ADR-0589: Metal float_ssim option parity — enable_lcs, enable_db, clip_db, scale¶
- Status: Accepted
- Date: 2026-05-16
- Deciders: lusoris, Claude (Anthropic)
- Tags:
metal,ssim,option-parity,apple-silicon,kernel,fork-local
Context¶
The Metal float_ssim_metal extractor shipped in ADR-0421 with a hardwired two-pass Gaussian+SSIM kernel that produces a single per-frame SSIM score. The CPU reference (float_ssim.c) exposes four user-facing options:
enable_lcs— emit per-frame luminance (float_ssim_l), contrast (float_ssim_c), and structure (float_ssim_s) sub-scores alongside the composite SSIM.enable_db— convert the SSIM score to decibels:-10·log10(1−SSIM).clip_db— clamp the dB output to a finite maximum derived from frame dimensions and bit depth.scale— decimation scale factor (0=auto, 1=no downscaling).
HIP (float_ssim_hip.c, ADR-0374) added scale only. Neither HIP nor Metal had enable_lcs, enable_db, or clip_db. An audit of the Metal extractor against the CPU reference identified this as a gap that makes the Metal path unsuitable as a drop-in for downstream consumers that rely on the float_ssim_l / float_ssim_c / float_ssim_s sub-scores or the dB output form.
Decision¶
Extend float_ssim_metal.mm and the companion float_ssim.metal kernel to reach full CPU option parity:
- Add
enable_lcs,enable_db,clip_db, andscaleto theVmafOptionarray in the host.mm. - Extend
float_ssim_vert_combinein the Metal shader to accept alcs_flagsuniform and anlcs_partsoutput buffer (3 × partials_count floats for L, C, S partial sums). Whenlcs_flags == 0the kernel falls through the existing single-sum path with no extra ALU cost. - Apply
enable_db/clip_dbhost-side incollect_fex_metalafter the partial-sum reduction — identical to the CPUconvert_to_db()helper. - Validate
scale: v1 rejectsscale > 1atinittime with-EINVALand a log message, matching the HIP twin's posture. - Extend
provided_features[]to declarefloat_ssim_l,float_ssim_c,float_ssim_s(conditionally emitted whenenable_lcs == true).
The kernel change adds one [[buffer(5)]] (lcs_parts) and one [[buffer(6)]] (lcs_flags) argument to float_ssim_vert_combine.

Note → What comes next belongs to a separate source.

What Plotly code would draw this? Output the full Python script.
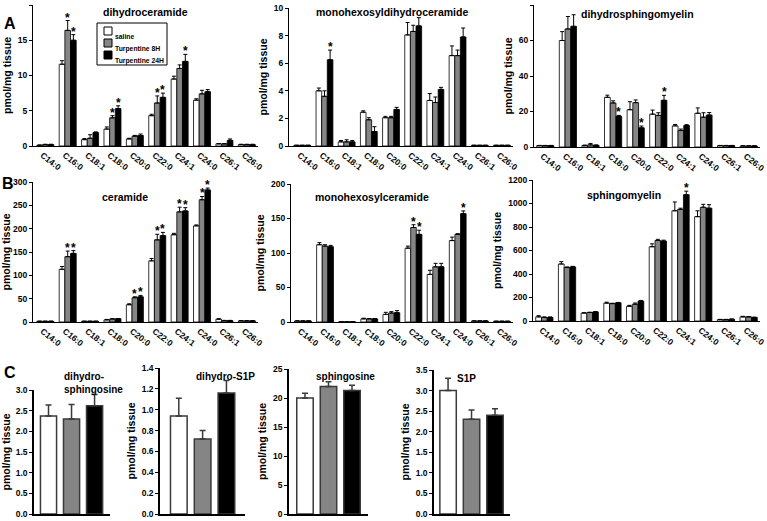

When enable_lcs == false the host binds the dummy par_buf to slot 5 and passes lcs_flags = 0; the kernel short-circuits the LCS path with a branch on the uniform, adding zero output writes and negligible ALU overhead.
Alternatives considered¶
- Host-only LCS decomposition — decompose l/c/s from the aggregated SSIM partial sums post-collection. Not feasible: the reduction discards the intermediate per-pixel mu and sigma values needed for the sub-score formulae; the decomposition would be numerically different from the pixel-level computation.
- Separate LCS kernel pass — third dispatch writing per-pixel l/c/s, then a fourth reduction pass. Two extra dispatches per frame; the current approach adds zero dispatches (the LCS sums are accumulated in the same
float_ssim_vert_combinethreadgroup reduction that already runs). - Match HIP — skip LCS, add scale only — keeps parity with HIP but leaves the Metal path below CPU parity. Rejected: the user request is full CPU parity, and the kernel change is contained.
References¶
- req: "audit float_ssim_metal.mm; if missing features (enable_db/enable_lcs/clip_db etc per PR #969 pattern), add them"
- ADR-0421 — Metal first kernel batch (T8-1c through T8-1j)
- ADR-0374 — HIP float_ssim (scale-only parity precedent)
- ADR-0453 — PSNR enable_chroma GPU parity (same option-parity pattern)